Note 3 Cardmember Receivables and Loans

At December 31, 2004 and 2003, Credco owned $21.9 billion and $21.2 billion,
respectively, of cardmember receivables and participations in cardmember
receivables, representing approximately 97 percent and 81 percent, respectively,
of the total cardmember receivables and cardmember loans owned. CRC purchases
the participation interests from American Express Receivables Financing
Corporation (RFC) in conjunction with TRS' securitization program. The
participation interests represent undivided interests in cardmember receivables
transferred to the American Express Master Trust by TRS, which originated the
receivables. As discussed in Note 2, the American Express Master Trust is a
non-qualifying special purpose entity that is consolidated by TRS. At the time
of the Class B note maturities, RFC participated to CRC an additional undivided
interest totaling $1.2 billion ($1.1 billion net of reserves). At December 31,
2004 and 2003, CRC owned approximately $6.3 billion and $5.1 billion,
respectively, of participation interests, representing 28 percent and 20
percent, respectively, of Credco's total cardmember receivables and loans owned.
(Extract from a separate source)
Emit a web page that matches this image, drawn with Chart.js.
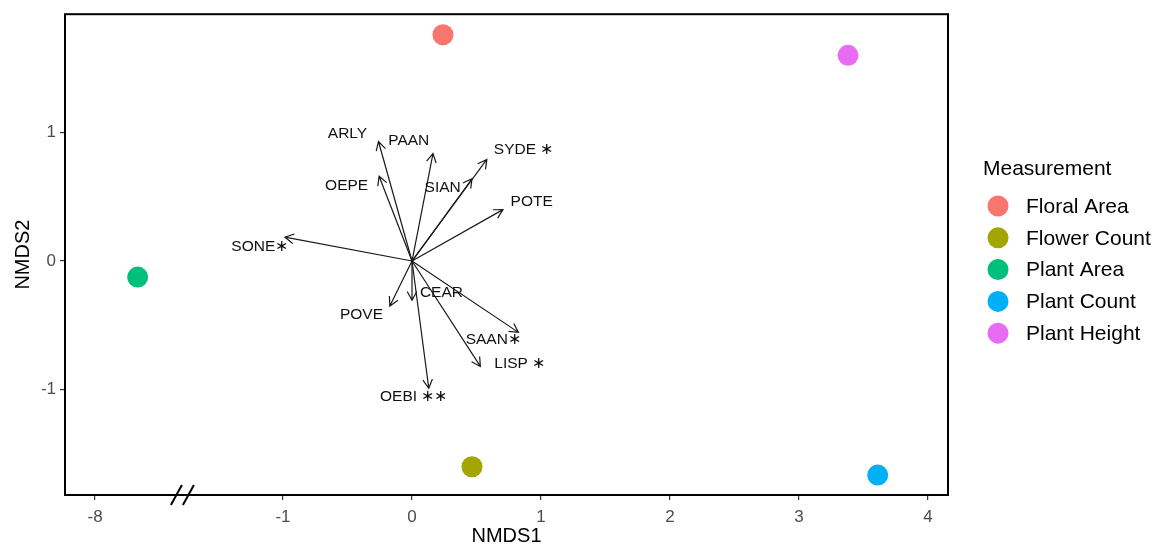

At December 31, 2004 and 2003, Credco held cardmember loans totaling $0.6
billion and $5.1 billion, respectively, including certain interest-bearing and
discounted extended payment plan receivables comprised of American Express
credit card, Sign & Travel and Extended Payment Option receivables and lines
of credit and loans to American Express Bank Ltd. customers, representing
approximately 3 percent and 19 percent, respectively, of the total cardmember
receivables and cardmember loans owned. In December 2004, TRS sold the leasing
product line in its small business financing unit, American Express Business
Finance Corporation (AEBF). In conjunction with the TRS sale, Credco sold $1.3
billion of leasing receivables to AEBF at par.


F-12








The following table presents the changes in the reserves for losses related
to cardmember receivables and loans:



Years Ended December 31, (Millions) 2004 2003 2002
- -------------------------------------------------------------------------------

Reserve for losses:
Balance at beginning of year $737 $741 $ 847
Additions:
Provision for losses charged to income (1) 815 905 1,067
Other credits (2) 53 134 144
Deductions:
Accounts written-off 841 976 1,119
Other charges (3) 154 67 198
---- ---- ------
Balance at end of year $610 $737 $ 741
==== ==== ======

Reserve for losses as a percentage of gross
cardmember receivables and loans owned at
year-end 2.70% 2.80% 3.34%
==== ==== ======


(1) Before recoveries on accounts previously written-off of $187 million, $204
million and $221 million in 2004, 2003 and 2002, respectively.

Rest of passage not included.